Il problema è: quali interessi colpirebbe un’iniziativa simile? Forse è per non ferire quegli interessi che nessuno la sta proponendo?

 

Grafici e figure realizzati in Tableau Public
© 2022 L’Irriverente

 

 

[1] I dati sui contratti di approvvigionamento di gas in Italia sono tratti dalla relazione annuale di ARERA del 2022 (scaricabile dalla seguente pagina del sito di ARERA: https://www.arera.it/it/relaz_ann/22/22.htm) e dal Monitoraggio dei contratti di approvvigionamento destinati all’importazione di gas in Italia, trasmesso da ARERA al Governo e al Parlamento il 14 giugno 2022 (scaricabile dalla seguente pagina del sito di ARERA: https://www.arera.it/it/com_stampa/22/220614.htm).

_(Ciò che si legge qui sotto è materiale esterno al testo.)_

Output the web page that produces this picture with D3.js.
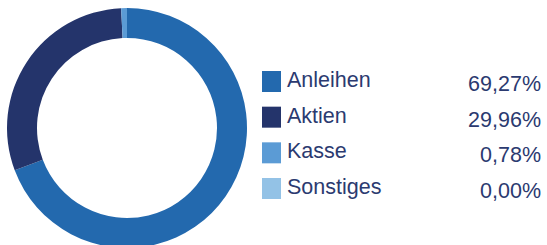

[2] In verità, questo tipo di pseudo-mercati si trova un pò in tutto l’Occidente e per ogni tipo di bene, dai prodotti energetici a quelli alimentari. Roba che dovrebbe far tremare le vene ai polsi di qualunque persona di medio senno.

[3] Le parole originali del discorso di Trump sono le seguenti: “Reliance on a single foreign supplier can leave a nation vulnerable to extortion and intimidation. That is why we congratulate European states, such as Poland, for leading the construction of a Baltic pipeline so that nations are not dependent on Russia to meet their energy needs. Germany will become totally dependent on Russian energy if it does not immediately change course. Here in the Western Hemisphere, we are committed to maintaining our independence from the encroachment of expansionist foreign powers”. (Traduzione nell’articolo dell’Irriverente).